2009 was my first year with the West-Eastern Divan Orchestra. That year we played Berlioz Symphonie Fantastique and Maestro Barenboim was working with several orchestra members intensively on Derive 2 – a piece for 11 instruments by Pierre Boulez. I sat through almost all of the Derive rehearsals that summer.
Listening to these long intense rehearsals was the first time I came really close to the music of one of the most influential composers in the 21 century and the music fascinated me. I think the first thing which caught my ears was the beauty of the sound coming from such a unique ensemble – strings at the front, behind them winds and surrounding all – marimba, vibraphone, harp and piano.
The piece is a gigantic score of about 45 minutes in length and very complex: many different lines play at the same time in great polyphony; complicated rhythmical patterns; long structures of dynamic development.
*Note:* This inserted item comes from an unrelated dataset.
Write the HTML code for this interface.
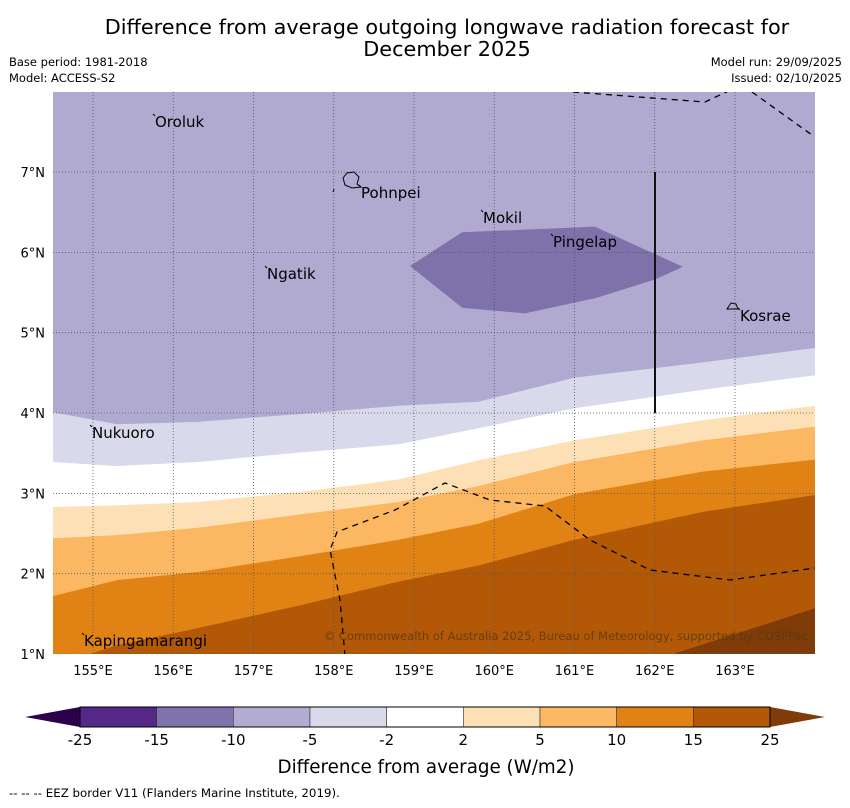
<!DOCTYPE html>
<html><head><meta charset="utf-8"><style>
body{margin:0;background:#fff;width:850px;height:804px;overflow:hidden;font-family:"DejaVu Sans","Liberation Sans",sans-serif}
svg text{font-family:"DejaVu Sans","Liberation Sans",sans-serif}
</style></head><body>
<svg id="chart" width="850" height="804" viewBox="0 0 850 804" xmlns="http://www.w3.org/2000/svg">
<text x="447" y="34" font-size="20.8" text-anchor="middle">Difference from average outgoing longwave radiation forecast for</text>
<text x="447" y="56" font-size="20.8" text-anchor="middle">December 2025</text>
<text x="9" y="66" font-size="11.5">Base period: 1981-2018</text>
<text x="9" y="82" font-size="11.5">Model: ACCESS-S2</text>
<text x="842" y="66" font-size="11.5" text-anchor="end">Model run: 29/09/2025</text>
<text x="842" y="82" font-size="11.5" text-anchor="end">Issued: 02/10/2025</text>
<defs><clipPath id="mapclip"><rect x="53" y="92" width="762" height="562"/></clipPath></defs>
<g id="map" clip-path="url(#mapclip)">
<rect x="53" y="92" width="762" height="562" fill="#b0a9d0"/>
<g id="bands"></g>
<g id="grid"></g>
<g id="lines"></g>
</g>
<g id="axes"></g>
<g id="places"></g>
<text x="808" y="640" font-size="11.5" text-anchor="end" fill="#5a3a10" opacity="0.85">© Commonwealth of Australia 2025, Bureau of Meteorology, supported by COSPPac</text>
<g id="colorbar"></g>
<text x="426" y="773" font-size="18.3" text-anchor="middle">Difference from average (W/m2)</text>
<text x="9" y="797" font-size="11.8">--  --  -- EEZ border V11 (Flanders Marine Institute, 2019).</text>
</svg>
<script>
const lons = [154.5,155.3,156.3,157.6,158.8,159.8,161.0,162.6,164.0];
const bound1 = [4.01,3.86,3.89,3.99,4.09,4.14,4.44,4.63,4.81];
const bound2 = [3.39,3.34,3.39,3.51,3.61,3.81,4.06,4.29,4.47];
const bound3 = [2.83,2.85,2.89,3.02,3.17,3.41,3.66,3.91,4.09];
const bound4 = [2.44,2.48,2.57,2.74,2.89,3.09,3.39,3.66,3.83];
const bound5 = [1.72,1.92,2.02,2.22,2.42,2.62,2.99,3.27,3.42];
const bound6 = [0.85,1.11,1.32,1.61,1.90,2.10,2.42,2.77,2.98];
const bound7 = [0.5,0.5,0.5,0.5,0.5,0.5,0.6,1.12,1.57];
const boundColors = ["#d8d9ea","#ffffff","#fde0b6","#fbb762","#e08214","#b35806","#7f3b08"];
const blobLons = [158.95,159.6,161.25,162.35,162.0,161.26,160.38,159.6];
const blobLats = [5.83,6.25,6.32,5.82,5.66,5.43,5.24,5.31];
const lonTicks = [155,156,157,158,159,160,161,162,163];
const latTicks = [1,2,3,4,5,6,7];
const cbLevels = ["-25","-15","-10","-5","-2","2","5","10","15","25"];
const cbColors = ["#542788","#8073ac","#b2abd2","#d8daeb","#ffffff","#fee0b6","#fdb863","#e08214","#b35806"];
const placeNames = ["Oroluk","Pohnpei","Mokil","Pingelap","Ngatik","Kosrae","Nukuoro","Kapingamarangi"];
const NS="http://www.w3.org/2000/svg";
const labelPos=[[155,127],[361,198],[483,223],[553,247],[267,279],[740,321],[92,438],[84,646]];
const X=lon=>93+(lon-155)*80.25, Y=lat=>654-(lat-1)*80.33;
function mk(tag,attrs,parent){const e=document.createElementNS(NS,tag);for(const k in attrs)e.setAttribute(k,attrs[k]);parent.appendChild(e);return e;}
const bands=document.getElementById('bands');
[bound1,bound2,bound3,bound4,bound5,bound6,bound7].forEach((b,i)=>{
 let pts=lons.map((l,j)=>X(l)+","+Y(b[j])).join(" ")+" "+X(164)+",700 "+X(154.5)+",700";
 const p=mk('polygon',{points:pts,fill:boundColors[i]},bands);
 
 
 if(i==0){
  const bl=mk('polygon',{points:blobLons.map((l,j)=>X(l)+","+Y(blobLats[j])).join(" "),fill:"#7f71aa"},bands);
  
  
 }
});
const grid=document.getElementById('grid'),axes=document.getElementById('axes');
lonTicks.forEach(l=>{
 const g=mk('line',{x1:X(l),x2:X(l),y1:92,y2:654,stroke:"#555",'stroke-width':0.8,'stroke-dasharray':"1,2"},grid);
 
 
 const t=mk('text',{x:X(l),y:675,'font-size':13,'text-anchor':'middle'},axes);t.textContent=l+"°E";
 
 
});
latTicks.forEach(l=>{
 const g=mk('line',{x1:53,x2:815,y1:Y(l),y2:Y(l),stroke:"#555",'stroke-width':0.8,'stroke-dasharray':"1,2"},grid);
 
 
 const t=mk('text',{x:45,y:Y(l)+5,'font-size':13,'text-anchor':'end'},axes);t.textContent=l+"°N";
 
 
});
const lines=document.getElementById('lines');
[["573,92 705,102 735,88","eez-border-north"],["752,92 812,135","eez-border-northeast"],["345,656 340,600 330,550 337,532 395,510 445,483 490,500 545,506 590,540 650,570 730,580 815,568","eez-border-south"]].forEach(d=>{
 const p=mk('polyline',{points:d[0],fill:"none",stroke:"#000",'stroke-width':1.3,'stroke-dasharray':"6,5"},lines);
 
 
});
const v=mk('line',{x1:655,x2:655,y1:172,y2:413,stroke:"#111",'stroke-width':2},lines);


const pl=document.getElementById('places');
placeNames.forEach((n,i)=>{
 const p=labelPos[i];
 const t=mk('text',{x:p[0],y:p[1],'font-size':15},pl);t.textContent=n;
 
 
 const m=mk('line',{x1:p[0]-2,y1:p[1]-13,x2:p[0],y2:p[1]-11,stroke:"#000",'stroke-width':1},pl);
 
 
});
const isl=mk('path',{d:"M343,178 L347,173 L354,172 L359,177 L357,184 L361,187 L352,188 L345,185 Z M334,189 L333,192",fill:"none",stroke:"#000",'stroke-width':1},pl);


const isl2=mk('path',{d:"M727,309 L731,303 L736,304 L738,309 Z",fill:"none",stroke:"#000",'stroke-width':1},pl);


const cb=document.getElementById('colorbar');
const cx0=80,cw=(770-80)/cbColors.length;
const lt=mk('polygon',{points:"25,717 80,707 80,727",fill:"#2d004b"},cb);


const rt=mk('polygon',{points:"825,717 770,707 770,727",fill:"#7f3b08"},cb);


cbColors.forEach((c,i)=>{
 const r=mk('rect',{x:cx0+i*cw,y:707,width:cw,height:20,fill:c,stroke:"#333",'stroke-width':0.6},cb);
 
 
});
mk('rect',{x:80,y:707,width:690,height:20,fill:"none",stroke:"#000",'stroke-width':1},cb);
cbLevels.forEach((s,i)=>{
 const t=mk('text',{x:cx0+i*cw,y:745,'font-size':15,'text-anchor':'middle'},cb);t.textContent=s;
 
 
});
</script>
</body></html>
At the beginning I could hardly follow the score correctly. Barenboim kept on working on this piece and performing it with Divan members ever since then, almost year after year, and I kept coming to rehearsals and concerts. The last performance I’ve attended was on tour with the orchestra, when we played at the new Philharmonie de Paris – I believe our concert was the second act at this brand new and fantastic concert hall. By then I’ve listened to Derive 2 in so many rehearsals and in several concerts that I knew the piece rather well – I could follow fragments of rhythmical or melodic homophony, alternating constantly between different instruments and creating tension and expectation within long polyphonic structures. I could anticipate my favourite moments. Boulez finished composing it in 2006, not before two decades of revising and expanding the piece – typical to someone who constantly revisited his works, editing them time and again.
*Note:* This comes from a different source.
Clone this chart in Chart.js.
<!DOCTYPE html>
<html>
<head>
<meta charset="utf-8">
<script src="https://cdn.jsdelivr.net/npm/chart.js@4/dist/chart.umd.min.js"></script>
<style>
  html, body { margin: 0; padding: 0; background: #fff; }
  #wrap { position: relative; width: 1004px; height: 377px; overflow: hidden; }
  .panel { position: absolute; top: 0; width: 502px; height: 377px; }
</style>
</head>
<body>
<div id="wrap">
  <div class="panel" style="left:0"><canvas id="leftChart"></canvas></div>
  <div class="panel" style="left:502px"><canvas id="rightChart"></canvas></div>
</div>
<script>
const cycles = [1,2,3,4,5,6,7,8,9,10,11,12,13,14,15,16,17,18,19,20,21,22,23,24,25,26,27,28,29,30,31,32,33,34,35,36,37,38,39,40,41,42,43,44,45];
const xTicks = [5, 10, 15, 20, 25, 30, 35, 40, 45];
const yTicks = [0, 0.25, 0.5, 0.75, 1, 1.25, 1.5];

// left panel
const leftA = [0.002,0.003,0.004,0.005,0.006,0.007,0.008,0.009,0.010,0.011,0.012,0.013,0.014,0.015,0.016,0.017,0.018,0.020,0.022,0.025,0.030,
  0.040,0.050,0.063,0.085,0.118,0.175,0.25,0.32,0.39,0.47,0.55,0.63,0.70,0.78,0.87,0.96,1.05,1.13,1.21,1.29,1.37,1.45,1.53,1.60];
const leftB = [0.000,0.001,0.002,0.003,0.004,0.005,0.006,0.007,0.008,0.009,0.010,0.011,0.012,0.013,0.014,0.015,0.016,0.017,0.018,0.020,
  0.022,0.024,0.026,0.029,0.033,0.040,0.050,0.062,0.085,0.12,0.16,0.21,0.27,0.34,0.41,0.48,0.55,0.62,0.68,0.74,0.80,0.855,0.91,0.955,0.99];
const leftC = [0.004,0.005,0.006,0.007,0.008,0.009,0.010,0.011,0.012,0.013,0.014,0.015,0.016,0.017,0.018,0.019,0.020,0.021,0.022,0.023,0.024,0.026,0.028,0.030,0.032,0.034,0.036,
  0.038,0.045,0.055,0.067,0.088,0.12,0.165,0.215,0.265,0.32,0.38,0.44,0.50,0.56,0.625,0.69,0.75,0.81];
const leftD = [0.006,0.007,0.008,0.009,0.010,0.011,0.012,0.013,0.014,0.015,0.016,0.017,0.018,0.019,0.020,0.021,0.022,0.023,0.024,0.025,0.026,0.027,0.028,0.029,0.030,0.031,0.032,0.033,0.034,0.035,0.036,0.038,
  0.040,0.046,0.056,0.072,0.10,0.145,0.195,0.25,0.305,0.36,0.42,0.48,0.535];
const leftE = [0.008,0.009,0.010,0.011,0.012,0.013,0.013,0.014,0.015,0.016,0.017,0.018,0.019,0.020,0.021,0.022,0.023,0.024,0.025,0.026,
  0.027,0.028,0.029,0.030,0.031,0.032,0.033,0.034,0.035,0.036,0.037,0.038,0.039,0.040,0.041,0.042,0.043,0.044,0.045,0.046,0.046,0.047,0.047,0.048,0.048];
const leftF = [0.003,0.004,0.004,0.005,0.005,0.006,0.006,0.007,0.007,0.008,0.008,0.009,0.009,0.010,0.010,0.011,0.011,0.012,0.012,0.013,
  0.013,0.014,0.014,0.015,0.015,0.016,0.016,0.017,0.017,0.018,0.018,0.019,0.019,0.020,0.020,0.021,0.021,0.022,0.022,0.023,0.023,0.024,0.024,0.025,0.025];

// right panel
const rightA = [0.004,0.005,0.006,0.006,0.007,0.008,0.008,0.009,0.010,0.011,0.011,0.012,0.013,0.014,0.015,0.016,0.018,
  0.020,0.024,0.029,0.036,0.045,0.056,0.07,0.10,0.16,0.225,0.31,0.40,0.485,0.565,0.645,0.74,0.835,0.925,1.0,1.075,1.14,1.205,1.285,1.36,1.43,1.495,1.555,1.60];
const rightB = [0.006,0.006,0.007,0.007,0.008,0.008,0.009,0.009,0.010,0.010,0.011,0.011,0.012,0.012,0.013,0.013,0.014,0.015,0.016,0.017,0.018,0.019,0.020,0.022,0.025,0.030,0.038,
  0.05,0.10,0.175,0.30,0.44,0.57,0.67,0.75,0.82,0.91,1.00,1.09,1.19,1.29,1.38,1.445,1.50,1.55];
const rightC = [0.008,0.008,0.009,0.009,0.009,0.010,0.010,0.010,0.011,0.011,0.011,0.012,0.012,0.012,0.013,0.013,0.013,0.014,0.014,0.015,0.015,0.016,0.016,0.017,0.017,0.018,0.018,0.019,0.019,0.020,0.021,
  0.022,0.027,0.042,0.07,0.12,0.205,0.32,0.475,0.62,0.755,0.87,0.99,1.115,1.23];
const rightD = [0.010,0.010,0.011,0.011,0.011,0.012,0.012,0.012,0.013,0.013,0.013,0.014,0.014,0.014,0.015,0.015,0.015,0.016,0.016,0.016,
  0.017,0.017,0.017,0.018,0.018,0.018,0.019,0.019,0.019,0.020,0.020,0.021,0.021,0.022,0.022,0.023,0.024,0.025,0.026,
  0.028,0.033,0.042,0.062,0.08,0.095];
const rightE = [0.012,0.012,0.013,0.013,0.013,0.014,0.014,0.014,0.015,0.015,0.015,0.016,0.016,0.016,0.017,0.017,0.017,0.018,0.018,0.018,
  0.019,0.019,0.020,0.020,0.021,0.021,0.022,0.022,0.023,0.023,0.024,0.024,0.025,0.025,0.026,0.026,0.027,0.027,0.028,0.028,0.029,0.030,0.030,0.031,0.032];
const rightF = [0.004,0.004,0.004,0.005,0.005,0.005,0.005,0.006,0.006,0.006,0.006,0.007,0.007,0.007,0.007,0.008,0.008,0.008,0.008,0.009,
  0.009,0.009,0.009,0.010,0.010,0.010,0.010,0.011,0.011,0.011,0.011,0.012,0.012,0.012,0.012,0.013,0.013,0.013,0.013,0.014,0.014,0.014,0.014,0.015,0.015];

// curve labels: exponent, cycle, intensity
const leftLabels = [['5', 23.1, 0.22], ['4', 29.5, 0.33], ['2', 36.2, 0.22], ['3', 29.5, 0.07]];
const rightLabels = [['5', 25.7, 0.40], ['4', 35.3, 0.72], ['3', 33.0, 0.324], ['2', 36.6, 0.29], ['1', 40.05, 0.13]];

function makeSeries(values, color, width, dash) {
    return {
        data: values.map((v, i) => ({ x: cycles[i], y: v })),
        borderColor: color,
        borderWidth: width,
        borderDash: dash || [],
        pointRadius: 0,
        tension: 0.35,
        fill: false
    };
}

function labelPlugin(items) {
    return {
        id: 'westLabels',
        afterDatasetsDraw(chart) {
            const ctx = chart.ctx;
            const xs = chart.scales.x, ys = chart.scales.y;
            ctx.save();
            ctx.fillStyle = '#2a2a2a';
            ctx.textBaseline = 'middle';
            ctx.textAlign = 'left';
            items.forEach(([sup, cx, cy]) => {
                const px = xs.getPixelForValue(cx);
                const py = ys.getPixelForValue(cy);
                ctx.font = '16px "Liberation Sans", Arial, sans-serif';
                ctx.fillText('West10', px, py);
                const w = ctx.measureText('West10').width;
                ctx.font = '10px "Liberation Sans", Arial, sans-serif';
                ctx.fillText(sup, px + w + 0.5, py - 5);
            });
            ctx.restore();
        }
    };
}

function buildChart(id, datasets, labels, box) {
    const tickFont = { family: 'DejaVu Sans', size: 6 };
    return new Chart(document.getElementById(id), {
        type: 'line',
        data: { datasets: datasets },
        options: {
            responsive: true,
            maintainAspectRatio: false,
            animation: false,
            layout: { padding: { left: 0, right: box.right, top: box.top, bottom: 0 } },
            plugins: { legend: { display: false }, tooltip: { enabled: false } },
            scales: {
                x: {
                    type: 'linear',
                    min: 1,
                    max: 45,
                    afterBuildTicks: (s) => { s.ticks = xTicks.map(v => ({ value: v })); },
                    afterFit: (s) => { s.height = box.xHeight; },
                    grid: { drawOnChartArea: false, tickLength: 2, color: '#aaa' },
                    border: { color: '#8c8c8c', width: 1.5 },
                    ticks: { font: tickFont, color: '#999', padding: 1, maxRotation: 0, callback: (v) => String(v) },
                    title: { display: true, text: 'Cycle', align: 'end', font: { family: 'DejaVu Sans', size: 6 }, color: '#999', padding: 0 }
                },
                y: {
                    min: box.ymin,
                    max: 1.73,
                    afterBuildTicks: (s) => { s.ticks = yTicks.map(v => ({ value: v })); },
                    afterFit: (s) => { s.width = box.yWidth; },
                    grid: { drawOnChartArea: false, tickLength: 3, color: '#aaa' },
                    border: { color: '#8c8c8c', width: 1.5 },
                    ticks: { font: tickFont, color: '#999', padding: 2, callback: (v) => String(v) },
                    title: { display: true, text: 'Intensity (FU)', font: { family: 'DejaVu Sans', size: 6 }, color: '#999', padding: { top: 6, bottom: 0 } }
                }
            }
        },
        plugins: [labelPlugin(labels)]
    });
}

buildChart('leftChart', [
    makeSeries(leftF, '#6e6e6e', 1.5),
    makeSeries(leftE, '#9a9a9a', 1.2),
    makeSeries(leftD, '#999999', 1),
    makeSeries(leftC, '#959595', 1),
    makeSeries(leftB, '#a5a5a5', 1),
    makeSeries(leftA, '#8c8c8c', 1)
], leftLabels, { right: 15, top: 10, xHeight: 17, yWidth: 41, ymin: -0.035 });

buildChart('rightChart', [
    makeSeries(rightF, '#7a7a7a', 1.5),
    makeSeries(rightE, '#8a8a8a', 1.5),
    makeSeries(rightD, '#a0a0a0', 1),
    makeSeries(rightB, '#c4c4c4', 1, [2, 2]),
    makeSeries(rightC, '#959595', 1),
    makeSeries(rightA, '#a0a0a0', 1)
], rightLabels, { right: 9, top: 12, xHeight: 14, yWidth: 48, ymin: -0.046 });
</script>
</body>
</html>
These are my friends performing Derive 2 at the Proms Festival in 2012:
Still with the Divan, a couple of years ago Barenboim worked with our cello group on Messagesquiesse, a work for solo cello and 6 cellos. Composed between 1976-77, the piece was a birthday present to Paul Sacher, a conductor and renown patron of contemporary music. With his great wealth he commissioned works from composers such as Stravinsky, Bartok and Lutoslawsky, and under his baton the orchestra he founded -the Basler Kammerorchester, gave premieres to many important works. To celebrate Sacher’s 70th birthday, Russian cellist Rostropovich asked 12 composers – friends of Sacher, to compose pieces for cello solo using the letters of Sacher’s name as musical notes: eS, A, C, H, E, Re. The result was a project named “eSacher” – a collection of works based on these 6 notes, namely the “Sacher hexachord”.
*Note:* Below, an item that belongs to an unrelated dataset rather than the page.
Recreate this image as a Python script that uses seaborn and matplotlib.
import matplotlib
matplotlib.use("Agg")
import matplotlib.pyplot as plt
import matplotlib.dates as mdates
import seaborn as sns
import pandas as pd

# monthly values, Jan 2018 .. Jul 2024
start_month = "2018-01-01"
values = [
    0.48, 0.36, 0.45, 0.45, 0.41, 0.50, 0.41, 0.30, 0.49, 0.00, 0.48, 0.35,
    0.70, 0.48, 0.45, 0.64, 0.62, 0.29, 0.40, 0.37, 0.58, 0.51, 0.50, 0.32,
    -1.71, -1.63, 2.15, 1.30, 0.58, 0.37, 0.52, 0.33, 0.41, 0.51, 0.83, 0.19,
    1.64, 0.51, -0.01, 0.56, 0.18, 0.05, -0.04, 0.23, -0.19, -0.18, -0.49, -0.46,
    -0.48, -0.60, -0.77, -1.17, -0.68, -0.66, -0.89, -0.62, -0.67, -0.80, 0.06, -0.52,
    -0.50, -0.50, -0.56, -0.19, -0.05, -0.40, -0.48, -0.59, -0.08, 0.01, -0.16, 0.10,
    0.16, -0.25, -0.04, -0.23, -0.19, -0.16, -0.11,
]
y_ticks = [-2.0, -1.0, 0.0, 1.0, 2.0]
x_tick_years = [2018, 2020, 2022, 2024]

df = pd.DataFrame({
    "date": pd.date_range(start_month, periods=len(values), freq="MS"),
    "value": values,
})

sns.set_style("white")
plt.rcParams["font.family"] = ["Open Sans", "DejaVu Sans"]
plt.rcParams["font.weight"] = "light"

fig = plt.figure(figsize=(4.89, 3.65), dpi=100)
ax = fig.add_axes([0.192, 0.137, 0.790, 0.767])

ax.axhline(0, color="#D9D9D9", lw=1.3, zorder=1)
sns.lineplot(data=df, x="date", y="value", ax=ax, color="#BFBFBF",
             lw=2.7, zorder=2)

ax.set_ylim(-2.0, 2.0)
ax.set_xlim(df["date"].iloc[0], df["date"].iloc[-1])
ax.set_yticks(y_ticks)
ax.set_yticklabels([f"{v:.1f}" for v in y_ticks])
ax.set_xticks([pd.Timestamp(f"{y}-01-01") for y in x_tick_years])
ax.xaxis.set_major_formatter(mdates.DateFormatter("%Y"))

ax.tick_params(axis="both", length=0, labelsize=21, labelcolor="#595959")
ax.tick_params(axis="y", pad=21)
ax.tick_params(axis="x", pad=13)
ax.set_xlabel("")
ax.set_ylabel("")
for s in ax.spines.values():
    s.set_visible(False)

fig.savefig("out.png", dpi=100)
Compared to Derive 2 following the score of Messagesquiesse is as simple as it gets. I love how it starts: each cellist takes a turn in playing one harmonic, starting with an accent and then holding it long. Step by step the Sacher hexachord is formed – creating a cloud of sound floating above the ensemble. The most mysterious, yet tempting atmosphere becomes the setting for the soloist who begins with a recitative speech, later to become a virtuosic perpetuum mobile:
The one and only time I’ve actually met Boulez was in the summer of 2013, at the Lucerne Festival Orchestra Academy. Since 2004, the year in which Boulez founded the academy, he had been conducting there young musicians, coaching them with repertoire of the twentieth and twenty-first centuries. Unfortunately that summer in 2013 Boulez did not conduct the orchestra anymore. Though he was there – one could see him sitting or walking around the KKL, attending concerts and rehearsals.
Many of his works were performed that year in the festival, one of which was Le Soleil des Eaux (the sun of the waters), a rather short piece for a large orchestra, mixed choir and soprano soloist. Like so many of his works, Boulez revised the piece several times until completing its final version in 1965. The piece is a part of the Char Trilogy, a series of works written for poems by René Char. This incidental music has a rather surreal, almost naive charm to it. Char’s poems where originally part of a political play, centring on the character of a fisherman who fights against the commercial development of a river. Though Boulez himself was highly political and in general shared Char’s political views, the music of Le Soleil des Eaux takes much of its political context away, allowing the beauty and simplicity of the poems to be expressed. I had great joy leading the cello group in this piece: we each had our own part and there were plenty of fragments and short, strange but charming tunes to listen to:
Boulez sat in the audience and listened to us perform his music. When we finished there was the longest standing ovation I’ve ever experienced – the public and us on stage had probably all felt this might be one of the last times we’ll applaud Pierre Boulez in his presence.